What's the most important item in your home? In our series Material Object, we explore that very question, asking some of our favorite people which of their possessions connect them to their past, to their family, and to themselves.
Anna Polonsky is the founder and creative director of Polonsky & Friends, a design studio, and the co-founder of The Deligram, a platform spotlighting New York’s most interesting food makers. Below, Anna shares the story behind her silver serving platter.
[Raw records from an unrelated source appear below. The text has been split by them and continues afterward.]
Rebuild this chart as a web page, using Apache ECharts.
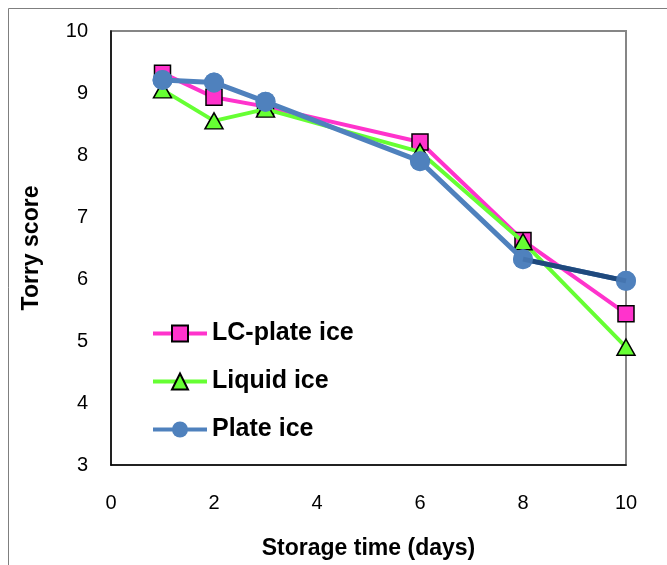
<!DOCTYPE html>
<html>
<head>
<meta charset="utf-8">
<script src="https://cdn.jsdelivr.net/npm/echarts@6/dist/echarts.min.js"></script>
<style>html,body{margin:0;padding:0;background:#fff}#c{width:667px;height:565px}</style>
</head>
<body>
<div id="c"></div>
<script>
var days = [1, 2, 3, 6, 8, 10];
var lcPlateIce = [9.32, 8.93, 8.78, 8.21, 6.62, 5.44];
var liquidIce = [9.05, 8.55, 8.74, 8.05, 6.60, 4.90];
var plateIce = [9.21, 9.17, 8.86, 7.90, 6.32, 5.97];
var seriesNames = ['LC-plate ice', 'Liquid ice', 'Plate ice'];
var xTicks = [0, 2, 4, 6, 8, 10];
var yTicks = [3, 4, 5, 6, 7, 8, 9, 10];

function pairs(xs, ys) { return xs.map(function (x, i) { return [x, ys[i]]; }); }

var chart = echarts.init(document.getElementById('c'));
var font = 'Liberation Sans, Arial, sans-serif';
chart.setOption({
  backgroundColor: '#fff',
  animation: false,
  graphic: [{
    type: 'rect', shape: { x: 8.5, y: 8.5, width: 700, height: 700 },
    style: { fill: 'none', stroke: '#7f7f7f', lineWidth: 1 }, z: -1
  }],
  grid: { left: 111, right: 41, top: 31, bottom: 100, show: true, borderColor: '#868686', borderWidth: 2, backgroundColor: 'transparent' },
  legend: {
    data: seriesNames, orient: 'vertical', left: 146, top: 316, itemWidth: 54, itemHeight: 20, itemGap: 23, itemTextGap: 3,
    lineStyle: { width: 4 },
    textStyle: { fontFamily: font, fontSize: 25, lineHeight: 25, fontWeight: 'bold', color: '#000' }
  },
  xAxis: {
    type: 'value', min: xTicks[0], max: xTicks[xTicks.length - 1], interval: 2,
    axisLine: { lineStyle: { color: '#000', width: 1.5 } }, axisTick: { show: false }, splitLine: { show: false },
    axisLabel: { fontFamily: font, fontSize: 20, color: '#000', margin: 28 },
    name: 'Storage time (days)', nameLocation: 'middle', nameGap: 72,
    nameTextStyle: { fontFamily: font, fontSize: 23, fontWeight: 'bold', color: '#000' }
  },
  yAxis: {
    type: 'value', min: yTicks[0], max: yTicks[yTicks.length - 1], interval: 1,
    axisLine: { lineStyle: { color: '#000', width: 1.5 } }, axisTick: { show: false }, splitLine: { show: false },
    axisLabel: { fontFamily: font, fontSize: 20, color: '#000', margin: 23 },
    name: 'Torry score', nameLocation: 'middle', nameGap: 68,
    nameTextStyle: { fontFamily: font, fontSize: 23, fontWeight: 'bold', color: '#000' }
  },
  series: [
    {
      name: seriesNames[0], type: 'line', data: pairs(days, lcPlateIce), z: 2,
      symbol: 'rect', symbolSize: 16, lineStyle: { color: '#FF33CC', width: 4 },
      itemStyle: { color: '#FF33CC', borderColor: '#000', borderWidth: 1.5 }
    },
    {
      name: seriesNames[1], type: 'line', data: pairs(days, liquidIce), z: 3,
      symbol: 'triangle', symbolSize: [18, 16], lineStyle: { color: '#66FF33', width: 4 },
      itemStyle: { color: '#66FF33', borderColor: '#000', borderWidth: 1.5 }
    },
    {
      name: seriesNames[2], type: 'line', data: pairs(days, plateIce), z: 4,
      symbol: 'circle', symbolSize: 20, lineStyle: { color: '#4F81BD', width: 5 },
      itemStyle: { color: '#4F81BD' }
    },
    {
      name: 'seg', type: 'line', data: pairs(days.slice(4), plateIce.slice(4)), z: 5,
      showSymbol: false, symbol: 'none', lineStyle: { color: '#1F497D', width: 5 }, silent: true
    },
    {
      name: 'pts', type: 'scatter', data: pairs(days, plateIce), z: 6,
      symbol: 'circle', symbolSize: 20, itemStyle: { color: '#4F81BD' }, silent: true
    }
  ]
});
</script>
</body>
</html>
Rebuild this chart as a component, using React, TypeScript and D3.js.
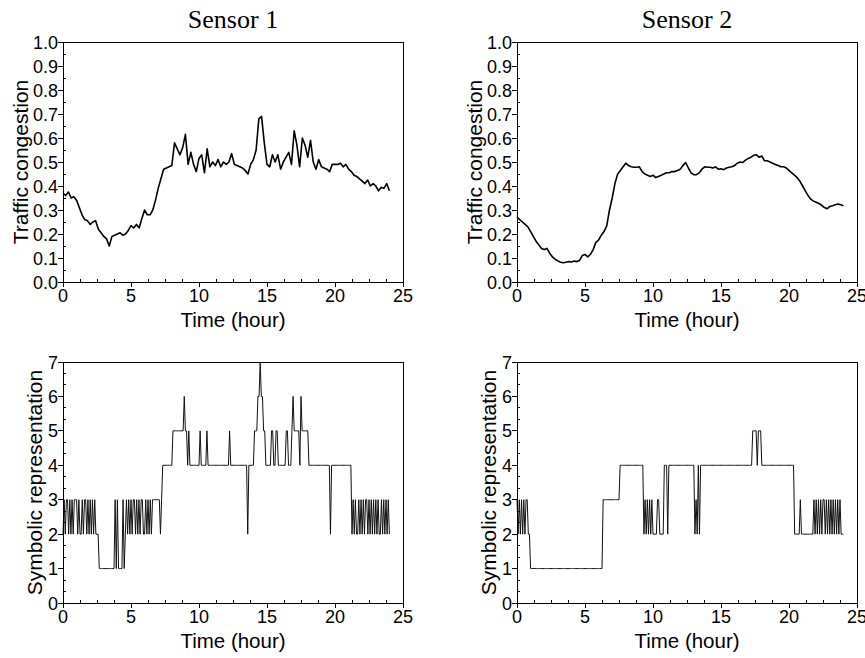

The first time my mother was married, in Paris about fifty years ago, the tradition was that the bride provided a dot, or a dowry, upon the wedding. My mom had a pretty rough childhood, growing up in an austere Catholic family. When she was just twenty, she married the first guy she could, a sweet Swiss man, to get out of her house.
The marriage didn’t last but from their brief union, I inherited both Swiss citizenship and a set of argenterie, or silverware, that was part of the dot. Through her life, a second marriage and a third, her most rebellious yet, to my father Claude, a Jew with a rocky past, she carried this argenterie with her. Often argenterie is passed on after someone dies but my mother had just grown tired of the constant polishing silverware demands and I, who had just moved to my house in Bed-Stuy and started a family of my own, was happy to have it.
"A platter like this can’t help but create a community around it. You put a mass of food on it and everyone comes together to share the feast."
Among the fish forks, salad forks, fork forks, dessert forks, butter knives, knives, spoons, soup spoons and the rest, my most prized piece of the set is a large heavy oval silver platter with engravings around the edge. This has become the centerpiece when we -- my husband Fefo and I and now our son -- entertain. A platter like this can’t help but create a community around it. You put a mass of food on it and everyone comes together to share the feast. It forces you to eat family-style. What I love about this platter in particular is that every meal I serve on it becomes a story and the platter itself a character. Not just because it carries with it the story of my own family, of my mother’s life before she met my father, of their life together, but because, almost magically, the platter becomes part of the story of whatever it bears. When we have a Passover seder, I’ll make a lamb shank and serve it on the platter. It’s as if I’m channeling my Polish family. On Christmas, we’ll make my father Claude’s morel cream chicken and it feels right. Sometimes it’s fresh tagliatelle. Fefo, who is a chef, loves to make pavlova and serve it on the platter. But it works just as well with panna cotta or sablés and chocolates. Anything we set atop it feels authentic.
"Unlike china or porcelain, silver requires constant attention. It fades and grows dull if you don’t polish it. I find a lot of comfort in caring for this platter for it is a reminder to be mindful and to treasure what is precious."
Fefo and I entertain often. Almost every week we have friends over for dinner. Sometimes those gatherings are large and sometimes they’re intimate. Even on nights when it’s just the three of us, I’ll use the platter. It elevates even the most simple meal into a dinner ritual. Unlike china or porcelain, silver requires constant attention. It fades and grows dull if you don’t polish it. I find a lot of comfort in caring for this platter for it is a reminder to be mindful and to treasure what is precious. And in return, the platter gives back to me, not just my own reflection but a reflection of my family and friends surrounding it, characters in the story I write with my life.